4. Leaders should begin to confess the sins that everyone knows they have and not get caught up in whether or not to confess the more hidden ones. Your followers can see your failings. Did you promise something and yet fail to deliver (and then blame others for the failure)? Did you show defensiveness in the leadership meeting? Arrogance? Knee-jerk assessment or pastoral care? Did you write off a follower as unteachable without enough time? Did you neglect a follower’s gifts because they threatened yours?
5. These kind of confessions may cause some who want perfect leaders to lose heart. But, I would argue that if not this, something else will cause them to lose heart. The vast majority will feel they have a leader who understands their weaknesses and will be more ready to accept the care offered in the future.
6. Some confessions will lead to being removed from ministry for a season. There is grace in forgiveness and not having a mountain made out of a molehill AND their is grace in forgiveness and being held accountable. We leaders need to exemplify both to others and pray that others will do the same for us.

6 Comments

Filed under Christianity: Leaders and Leadership, ethics, Repentance, sin

6 responses to “Should leaders confess sins to followers?

  1. CB

    Wow. “Removed from ministry for a season”. Casually written, but pretty painful for a minister who might have kids/family as financial dependents. Not to mention the lovely vituperation that seems to accompany a public fall and, of course, the lack of future employment opportunities. Christians are not real forgiving of failures in their ministers. Nor are they inclined to hire those “removed for a season”. This would not be something for the faint-hearted.

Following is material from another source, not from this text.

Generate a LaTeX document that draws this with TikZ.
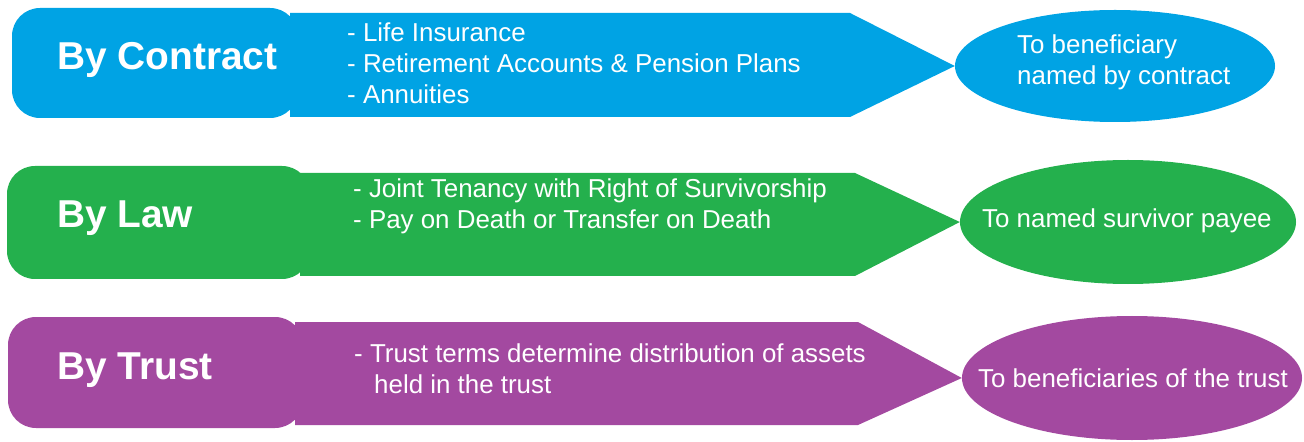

  2. Nothing casual about this having walked with several who were. Unfortunately, I have found that churches are far too quick to hire those who were removed or to put back in the pulpit those they removed “for a season.” The more gifted the pastor, the greater the chance this will happen. Either the current church or the next church may be quick to decide that the problem was circumstantial and not a matter of the heart, thereby allowing the pastor to bypass the necessary self-examination and spiritual renewal. You are right, however, it is not for the faint of heart. A pastor caught in a public sin will carry a mark for life. Those who love to gossip and feel self-righteous will have a field day. It does come down to the decision of importance: career vs. spiritual health. The path of coverup leads to having God say “woe to you shepherds…” (Ezekiel). Much better to take the path of humiliation and renewal than the path of protection and judgment. And I can attest to the rich ministries of those who are willing to take that path. And the Lord will vindicate those who think that pastor’s sins are somehow worse than their own. Jeremiah’s Lament attests that we can both be repentant and yet angry at those who pile on just for the fun of it.

  3. rob

    hey thanks, curt pointed me to your blog. i agree that confessing the pecadillos isn’t important. i’m not even sure that confessing a previous life of drugs and crime is the main things – though it can give rise to some good stories! the main thing surely is to have a pastor who doesn’t give the impression that they are the second coming of christ without sin and conquering all. i read that this would be accompanied by lightening and riding on clouds! i think it’s more helpful to see a person who demonstrates that they are not all there yet. even paul saus ‘not that i have already attained all thits, yet….’ and that yet is vital to motivate people who know they are not perfect. this needs to be modelled, rob

  4. Agreed. It has to be modeled well. Confession for confession sake is usually mainly for the ego, just as looking perfect is mainly for the ego. If we are unable to admit our flaws and weaknesses and unable to show mercy to those who may admit even greater problems, then we’ll continue to have churches filled with Sunday smiles hiding Monday-Saturday despair.

  5. My pastor is faithful to “confess” that he struggles with sin just as much as the rest of us, and this is one of the aspects of his personal character and ministry to us that I am most grateful for. Sin that would be of more serious nature would be dealt with within the leadership team – all seasoned care group leaders- these checks and balances for a pastor we believe are crucial both for the pastor himself and for the church- and of course the accountability to the ministry our church is a branch from.
    I know that I can fire off an e-mail to my pastor and he would help me with any sin I have. He would not act indifferent. If it were a more personal sin of course he would refer me to his wife or an older and spiritually mature female in the church. We are a rich church because we are actually pastored, not entertained just on Sunday, and we have an ally in the fight against sin in our pastor.